On April 29, Greenbaum and other researchers shared their findings in Shanghai at an event attended by local Texas Exes chapter members. Hosted by the Polar Research Institute, which coordinates China’s polar research, it was held on the icebreaker ship Xuelong, and was an opportunity for alumni from universities involved in this research partnership to see what their alma maters are doing with China in Antarctica. Aboard the giant ship, Martin Siegert, a professor from Imperial College London, gave a talk about climate change, and Greenbaum gave a presentation about the research in Antarctica.

David Danvers, BBA ’73, president of the Shanghai Texas Exes chapter, says the event was a success. Danvers helped start the Shanghai chapter in 2015, which now has over 230 members. For this recent event, there was only room for a few UT alumni. Kevyn Kennedy, BA ’86, Life Member, who also helped form the chapter, and his son Matt, who will be a UT freshman in the fall, joined Danvers. “It was incredible to say the least,” Danvers says. “This is something beyond the realm of reality—what’s going on down in Antarctica, the last unexplored continent.”

Danvers moved to Shanghai 12 years ago for his job with NCR Corporation.
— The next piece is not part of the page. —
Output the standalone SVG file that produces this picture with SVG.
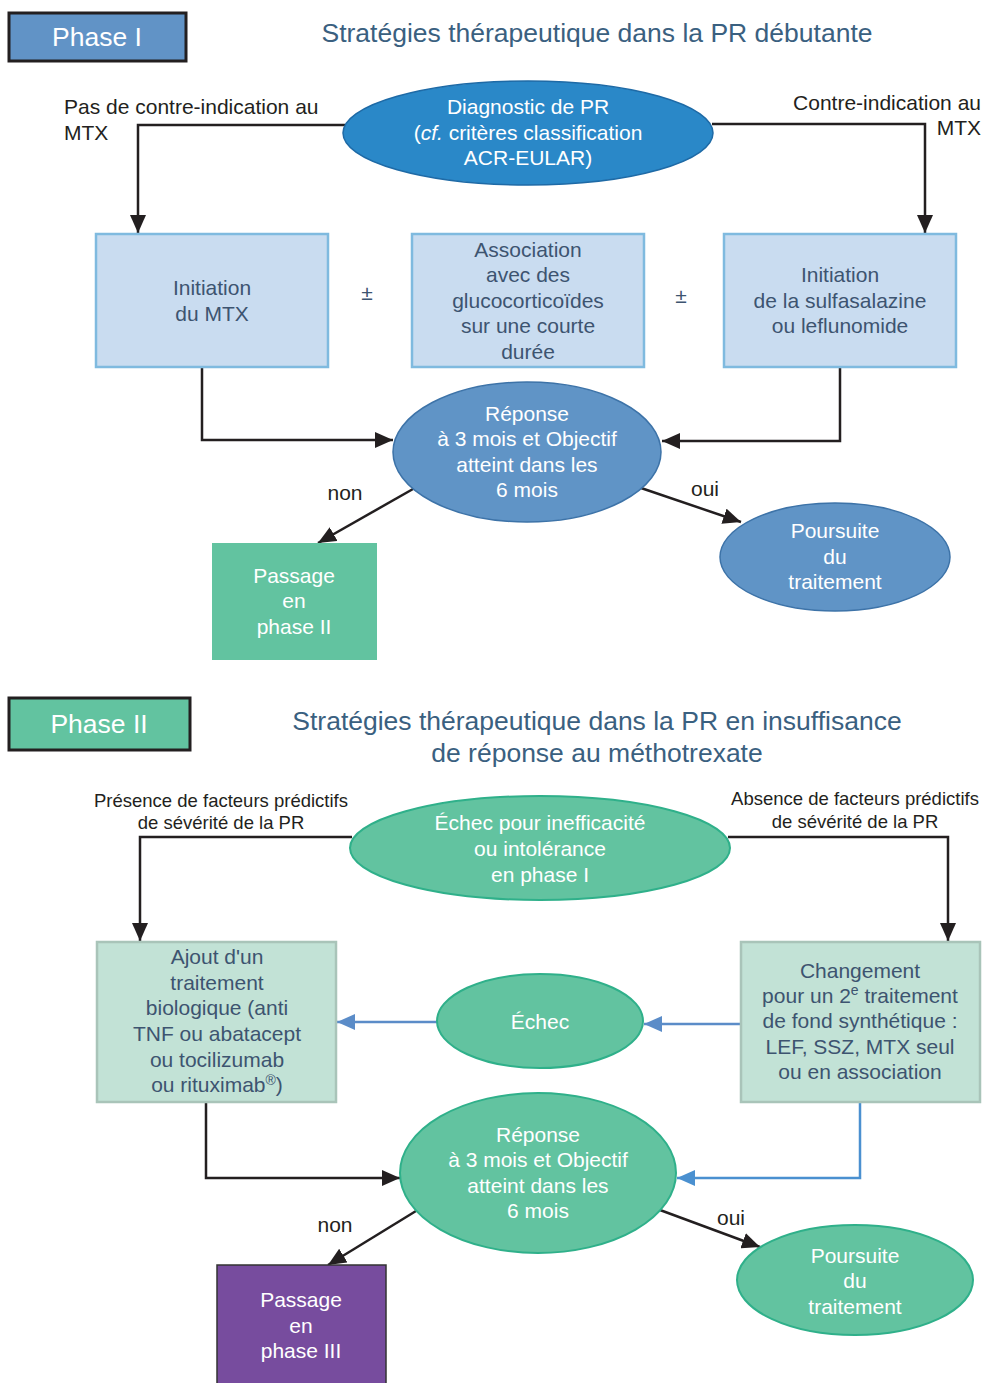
<svg xmlns="http://www.w3.org/2000/svg" width="982" height="1383" viewBox="0 0 982 1383">
<defs>
<style>
text{font-family:"Liberation Sans",Arial,sans-serif;}
.w{fill:#ffffff;font-size:21px;text-anchor:middle;}
.d{fill:#3d5470;font-size:21px;text-anchor:middle;}
.k{fill:#231f20;font-size:21px;}
.ks{fill:#231f20;font-size:18.5px;text-anchor:middle;}
.t{fill:#3a6080;font-size:26.5px;text-anchor:middle;}
.ph{fill:#ffffff;font-size:26.5px;text-anchor:middle;}
.bl{stroke:#231f20;stroke-width:2.5;fill:none;}
.bu{stroke:#5b8cc8;stroke-width:2.5;fill:none;}
.bu2{stroke:#4a90d0;stroke-width:2.5;fill:none;}
</style>
<marker id="ak" markerWidth="18" markerHeight="16" refX="18" refY="8" orient="auto" markerUnits="userSpaceOnUse"><path d="M0,0 L18,8 L0,16 z" fill="#231f20"/></marker>
<marker id="ab" markerWidth="18" markerHeight="16" refX="18" refY="8" orient="auto" markerUnits="userSpaceOnUse"><path d="M0,0 L18,8 L0,16 z" fill="#5b8cc8"/></marker>
<marker id="ab2" markerWidth="18" markerHeight="16" refX="18" refY="8" orient="auto" markerUnits="userSpaceOnUse"><path d="M0,0 L18,8 L0,16 z" fill="#4a90d0"/></marker>
</defs>
<rect width="982" height="1383" fill="#ffffff"/>

<g id="connectors">
<path class="bl" d="M345,125 H138 V233" marker-end="url(#ak)"/>
<path class="bl" d="M712,124 H925 V233" marker-end="url(#ak)"/>
<path class="bl" d="M202,367 V440 H393" marker-end="url(#ak)"/>
<path class="bl" d="M840,367 V441 H662" marker-end="url(#ak)"/>
<path class="bl" d="M413,489 L318,543" marker-end="url(#ak)"/>
<path class="bl" d="M641,488 L741,522" marker-end="url(#ak)"/>
<path class="bl" d="M352,837 H140 V941" marker-end="url(#ak)"/>
<path class="bl" d="M728,837 H948 V941" marker-end="url(#ak)"/>
<path class="bu" d="M741,1024 H644" marker-end="url(#ab)"/>
<path class="bu" d="M437,1022 H337" marker-end="url(#ab)"/>
<path class="bl" d="M206,1102 V1178 H400" marker-end="url(#ak)"/>
<path class="bu2" d="M860,1102 V1178 H677" marker-end="url(#ab2)"/>
<path class="bl" d="M416,1211 L328,1265" marker-end="url(#ak)"/>
<path class="bl" d="M660,1210 L760,1247" marker-end="url(#ak)"/>
</g>

<g id="labels">
<text class="k" x="64" y="114">Pas de contre-indication au</text>
<text class="k" x="64" y="140">MTX</text>
<text class="k" x="981" y="110" text-anchor="end">Contre-indication au</text>
<text class="k" x="981" y="135" text-anchor="end">MTX</text>
<text class="k" x="345" y="500" text-anchor="middle">non</text>
<text class="k" x="705" y="496" text-anchor="middle">oui</text>
<text class="d" x="367" y="300">±</text>
<text class="d" x="681" y="303">±</text>
<text class="ks" x="221" y="807">Présence de facteurs prédictifs</text>
<text class="ks" x="221" y="829">de sévérité de la PR</text>
<text class="ks" x="855" y="805">Absence de facteurs prédictifs</text>
<text class="ks" x="855" y="828">de sévérité de la PR</text>
<text class="k" x="335" y="1232" text-anchor="middle">non</text>
<text class="k" x="731" y="1225" text-anchor="middle">oui</text>
</g>

<g id="phase1">
<rect x="9" y="13" width="177" height="48" fill="#6193c6" stroke="#231f20" stroke-width="3"/>
<text class="ph" x="97" y="46">Phase I</text>
</g>
<g id="title1">
<text class="t" x="597" y="42">Stratégies thérapeutique dans la PR débutante</text>
</g>

<g id="diagnostic">
<ellipse cx="528" cy="133" rx="185" ry="52" fill="#2a88c8" stroke="#1e6aa6" stroke-width="1.5"/>
<text class="w" x="528" y="114">Diagnostic de PR</text>
<text class="w" x="528" y="140">(<tspan font-style="italic">cf.</tspan> critères classification</text>
<text class="w" x="528" y="165">ACR-EULAR)</text>
</g>

<g id="mtx">
<rect x="96" y="234" width="232" height="133" fill="#c9dcf0" stroke="#7fbadf" stroke-width="2.5"/>
<text class="d" x="212" y="295">Initiation</text>
<text class="d" x="212" y="321">du MTX</text>
</g>
<g id="gluco">
<rect x="412" y="234" width="232" height="133" fill="#c9dcf0" stroke="#7fbadf" stroke-width="2.5"/>
<text class="d" x="528" y="257">Association</text>
<text class="d" x="528" y="282">avec des</text>
<text class="d" x="528" y="308">glucocorticoïdes</text>
<text class="d" x="528" y="333">sur une courte</text>
<text class="d" x="528" y="359">durée</text>
</g>
<g id="ssz">
<rect x="724" y="234" width="232" height="133" fill="#c9dcf0" stroke="#7fbadf" stroke-width="2.5"/>
<text class="d" x="840" y="282">Initiation</text>
<text class="d" x="840" y="308">de la sulfasalazine</text>
<text class="d" x="840" y="333">ou leflunomide</text>
</g>

<g id="reponse1">
<ellipse cx="527" cy="452" rx="134" ry="70" fill="#6094c6" stroke="#3d73a8" stroke-width="1.5"/>
<text class="w" x="527" y="421">Réponse</text>
<text class="w" x="527" y="446">à 3 mois et Objectif</text>
<text class="w" x="527" y="472">atteint dans les</text>
<text class="w" x="527" y="497">6 mois</text>
</g>

<g id="passage2">
<rect x="212" y="543" width="165" height="117" fill="#62c3a0"/>
<text class="w" x="294" y="583">Passage</text>
<text class="w" x="294" y="608">en</text>
<text class="w" x="294" y="634">phase II</text>
</g>

<g id="poursuite1">
<ellipse cx="835" cy="557" rx="115" ry="54" fill="#6094c6" stroke="#3d73a8" stroke-width="1.5"/>
<text class="w" x="835" y="538">Poursuite</text>
<text class="w" x="835" y="564">du</text>
<text class="w" x="835" y="589">traitement</text>
</g>

<g id="phase2">
<rect x="9" y="698" width="181" height="52" fill="#62c3a0" stroke="#231f20" stroke-width="3"/>
<text class="ph" x="99" y="733">Phase II</text>
</g>
<g id="title2">
<text class="t" x="597" y="730">Stratégies thérapeutique dans la PR en insuffisance</text>
<text class="t" x="597" y="762">de réponse au méthotrexate</text>
</g>

<g id="echec1">
<ellipse cx="540" cy="848" rx="190" ry="52" fill="#62c3a0" stroke="#2fb08a" stroke-width="2"/>
<text class="w" x="540" y="830">Échec pour inefficacité</text>
<text class="w" x="540" y="856">ou intolérance</text>
<text class="w" x="540" y="882">en phase I</text>
</g>

<g id="ajout">
<rect x="97" y="942" width="239" height="160" fill="#c2e2d6" stroke="#a9c4b9" stroke-width="2.5"/>
<text class="d" x="217" y="964">Ajout d'un</text>
<text class="d" x="217" y="990">traitement</text>
<text class="d" x="217" y="1015">biologique (anti</text>
<text class="d" x="217" y="1041">TNF ou abatacept</text>
<text class="d" x="217" y="1067">ou tocilizumab</text>
<text class="d" x="217" y="1092">ou rituximab<tspan font-size="14" dy="-7">®</tspan><tspan dy="7">)</tspan></text>
</g>

<g id="changement">
<rect x="741" y="942" width="239" height="160" fill="#c2e2d6" stroke="#a9c4b9" stroke-width="2.5"/>
<text class="d" x="860" y="978">Changement</text>
<text class="d" x="860" y="1003">pour un 2<tspan font-size="14" dy="-8">e</tspan><tspan dy="8"> traitement</tspan></text>
<text class="d" x="860" y="1028">de fond synthétique :</text>
<text class="d" x="860" y="1054">LEF, SSZ, MTX seul</text>
<text class="d" x="860" y="1079">ou en association</text>
</g>

<g id="echec2">
<ellipse cx="540" cy="1021" rx="103" ry="47" fill="#62c3a0" stroke="#2fb08a" stroke-width="2"/>
<text class="w" x="540" y="1029">Échec</text>
</g>

<g id="reponse2">
<ellipse cx="538" cy="1173" rx="138" ry="80" fill="#62c3a0" stroke="#2fb08a" stroke-width="2"/>
<text class="w" x="538" y="1142">Réponse</text>
<text class="w" x="538" y="1167">à 3 mois et Objectif</text>
<text class="w" x="538" y="1193">atteint dans les</text>
<text class="w" x="538" y="1218">6 mois</text>
</g>

<g id="passage3">
<rect x="217" y="1265" width="169" height="125" fill="#774c9e" stroke="#333333" stroke-width="1.5"/>
<text class="w" x="301" y="1307">Passage</text>
<text class="w" x="301" y="1333">en</text>
<text class="w" x="301" y="1358">phase III</text>
</g>

<g id="poursuite2">
<ellipse cx="855" cy="1280" rx="118" ry="55" fill="#62c3a0" stroke="#2fb08a" stroke-width="2"/>
<text class="w" x="855" y="1263">Poursuite</text>
<text class="w" x="855" y="1288">du</text>
<text class="w" x="855" y="1314">traitement</text>
</g>
</svg>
He has since retired but still lives there, spending much of his time keeping UT connected to China. “There’s no other country like it,” he says. “We want to foster the best relations that we can.”

Aside from attending UT-related events together, the Shanghai Texas Exes chapter keeps up with what’s happening on the Forty Acres. “When the fall comes, we all get together and watch football games,” Danvers says. “Of course, they’re in the middle of the night here.” The chapter’s Alumni Reception took place in Shanghai on June 21. Featuring UT’s Executive Vice President and Provost Maurie McInnis, Life Member, it allowed alumni to connect with their alma mater.

Greenbaum says fostering relationships with other countries is particularly important in solving world problems, like sea level rise. That’s why this partnership between China, UT, and other countries is important—connecting with different countries enables researchers to collaborate and utilize research bases that are relevant to their scientific questions. “The sea level question in particular is a global problem,” Greenbaum says. “It needs a global set of solutions.”